+++ DATA SECTION
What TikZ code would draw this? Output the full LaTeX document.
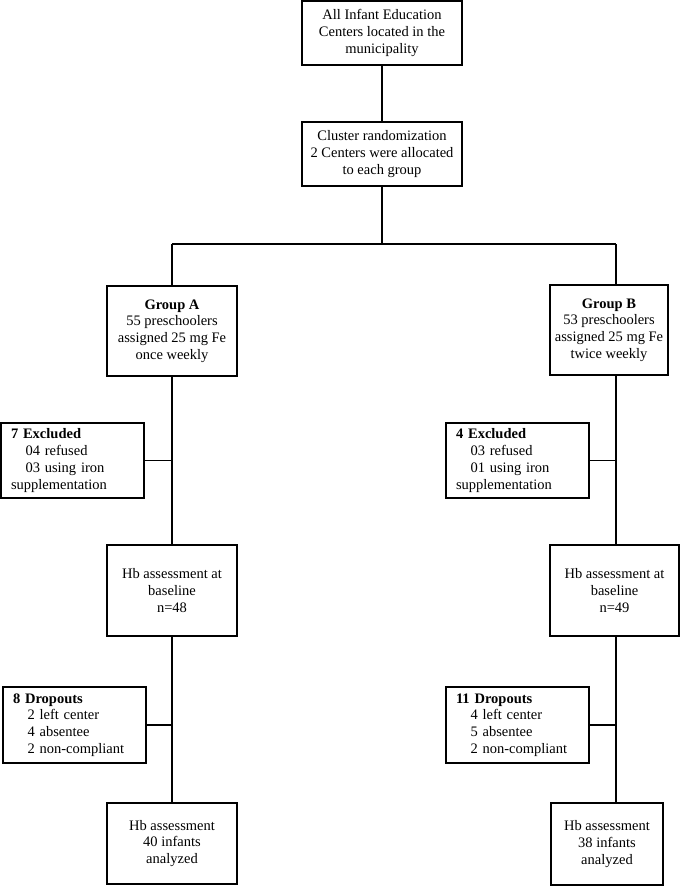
\documentclass[tikz,border=0pt]{standalone}
\usepackage{fontspec}
\setmainfont{Liberation Serif}

\begin{document}
\begin{tikzpicture}[x=1pt, y=-1pt, line width=1.1pt,
		every node/.style={font=\fontsize{14.5}{16.7}\selectfont},
		box/.style={draw, rectangle, align=center, inner sep=2pt},
		sidebox/.style={draw, rectangle, align=left, inner xsep=10pt, text width=123pt, minimum height=75pt}
		]
	\useasboundingbox (0,0) rectangle (681,895);
	\node [box, minimum width=160pt, minimum height=64pt] (all) at (382,33) {All Infant Education\\Centers located in the\\municipality};
	\node [box, minimum width=160pt, minimum height=64pt] (rand) at (382,154) {Cluster randomization\\2 Centers were allocated\\to each group};
	\coordinate (split) at (382,244);
	\coordinate (colA) at (172,244);
	\coordinate (colB) at (616,244);
	\node [box, minimum width=130pt, minimum height=90pt] (gA) at (172,331) {\textbf{Group A}\\55 preschoolers\\assigned 25 mg Fe\\once weekly};
	\node [box, minimum width=118pt, minimum height=90pt] (gB) at (609,330) {\textbf{Group B}\\53 preschoolers\\assigned 25 mg Fe\\twice weekly};
	\node [sidebox] (exA) at (72.5,460.5) {\textbf{7 Excluded}\\\hspace*{1em}04 refused\\\hspace*{1em}03 using iron\\supplementation};
	\node [sidebox] (exB) at (517.5,460.5) {\textbf{4 Excluded}\\\hspace*{1em}03 refused\\\hspace*{1em}01 using iron\\supplementation};
	\node [box, minimum width=130pt, minimum height=91pt] (hbA) at (172,590.5) {Hb assessment at\\baseline\\n=48};
	\node [box, minimum width=129pt, minimum height=91pt] (hbB) at (614.5,590.5) {Hb assessment at\\baseline\\n=49};
	\node [sidebox, minimum height=76pt] (dropA) at (74.5,725) {\textbf{8 Dropouts}\\\hspace*{1em}2 left center\\\hspace*{1em}4 absentee\\\hspace*{1em}2 non-compliant};
	\node [sidebox, minimum height=76pt] (dropB) at (517.5,725) {\textbf{11 Dropouts}\\\hspace*{1em}4 left center\\\hspace*{1em}5 absentee\\\hspace*{1em}2 non-compliant};
	\node [box, minimum width=130pt, minimum height=81pt] (finA) at (172,843.5) {Hb assessment\\40 infants\\analyzed};
	\node [box, minimum width=112pt, minimum height=82pt] (finB) at (607,844) {Hb assessment\\38 infants\\analyzed};

	\draw (all) -- (rand);
	\draw (rand) -- (split);
	\draw (colA) -- (colB);
	\draw (colA) -- (gA.north);
	\draw (colB) -- (gB.north -| colB);
	\draw (gA) -- (hbA);
	\draw (gB.south -| colB) -- (hbB.north -| colB);
	\draw (hbA) -- (finA);
	\draw (hbB.south -| colB) -- (finB.north -| colB);
	\draw (exA.east) -- (exA.east -| colA);
	\draw (exB.east) -- (exB.east -| colB);
	\draw (dropA.east) -- (dropA.east -| colA);
	\draw (dropB.east) -- (dropB.east -| colB);
\end{tikzpicture}
\end{document}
++++++
__WHAT THIS TASK INVOLVES__
Repeat the lines above exactly, and keep every picture out.

__RESPONSE TO THE TASK__
What TikZ code would draw this? Output the full LaTeX document.
\documentclass[tikz,border=0pt]{standalone}
\usepackage{fontspec}
\setmainfont{Liberation Serif}

\begin{document}
\begin{tikzpicture}[x=1pt, y=-1pt, line width=1.1pt,
		every node/.style={font=\fontsize{14.5}{16.7}\selectfont},
		box/.style={draw, rectangle, align=center, inner sep=2pt},
		sidebox/.style={draw, rectangle, align=left, inner xsep=10pt, text width=123pt, minimum height=75pt}
		]
	\useasboundingbox (0,0) rectangle (681,895);
	\node [box, minimum width=160pt, minimum height=64pt] (all) at (382,33) {All Infant Education\\Centers located in the\\municipality};
	\node [box, minimum width=160pt, minimum height=64pt] (rand) at (382,154) {Cluster randomization\\2 Centers were allocated\\to each group};
	\coordinate (split) at (382,244);
	\coordinate (colA) at (172,244);
	\coordinate (colB) at (616,244);
	\node [box, minimum width=130pt, minimum height=90pt] (gA) at (172,331) {\textbf{Group A}\\55 preschoolers\\assigned 25 mg Fe\\once weekly};
	\node [box, minimum width=118pt, minimum height=90pt] (gB) at (609,330) {\textbf{Group B}\\53 preschoolers\\assigned 25 mg Fe\\twice weekly};
	\node [sidebox] (exA) at (72.5,460.5) {\textbf{7 Excluded}\\\hspace*{1em}04 refused\\\hspace*{1em}03 using iron\\supplementation};
	\node [sidebox] (exB) at (517.5,460.5) {\textbf{4 Excluded}\\\hspace*{1em}03 refused\\\hspace*{1em}01 using iron\\supplementation};
	\node [box, minimum width=130pt, minimum height=91pt] (hbA) at (172,590.5) {Hb assessment at\\baseline\\n=48};
	\node [box, minimum width=129pt, minimum height=91pt] (hbB) at (614.5,590.5) {Hb assessment at\\baseline\\n=49};
	\node [sidebox, minimum height=76pt] (dropA) at (74.5,725) {\textbf{8 Dropouts}\\\hspace*{1em}2 left center\\\hspace*{1em}4 absentee\\\hspace*{1em}2 non-compliant};
	\node [sidebox, minimum height=76pt] (dropB) at (517.5,725) {\textbf{11 Dropouts}\\\hspace*{1em}4 left center\\\hspace*{1em}5 absentee\\\hspace*{1em}2 non-compliant};
	\node [box, minimum width=130pt, minimum height=81pt] (finA) at (172,843.5) {Hb assessment\\40 infants\\analyzed};
	\node [box, minimum width=112pt, minimum height=82pt] (finB) at (607,844) {Hb assessment\\38 infants\\analyzed};

	\draw (all) -- (rand);
	\draw (rand) -- (split);
	\draw (colA) -- (colB);
	\draw (colA) -- (gA.north);
	\draw (colB) -- (gB.north -| colB);
	\draw (gA) -- (hbA);
	\draw (gB.south -| colB) -- (hbB.north -| colB);
	\draw (hbA) -- (finA);
	\draw (hbB.south -| colB) -- (finB.north -| colB);
	\draw (exA.east) -- (exA.east -| colA);
	\draw (exB.east) -- (exB.east -| colB);
	\draw (dropA.east) -- (dropA.east -| colA);
	\draw (dropB.east) -- (dropB.east -| colB);
\end{tikzpicture}
\end{document}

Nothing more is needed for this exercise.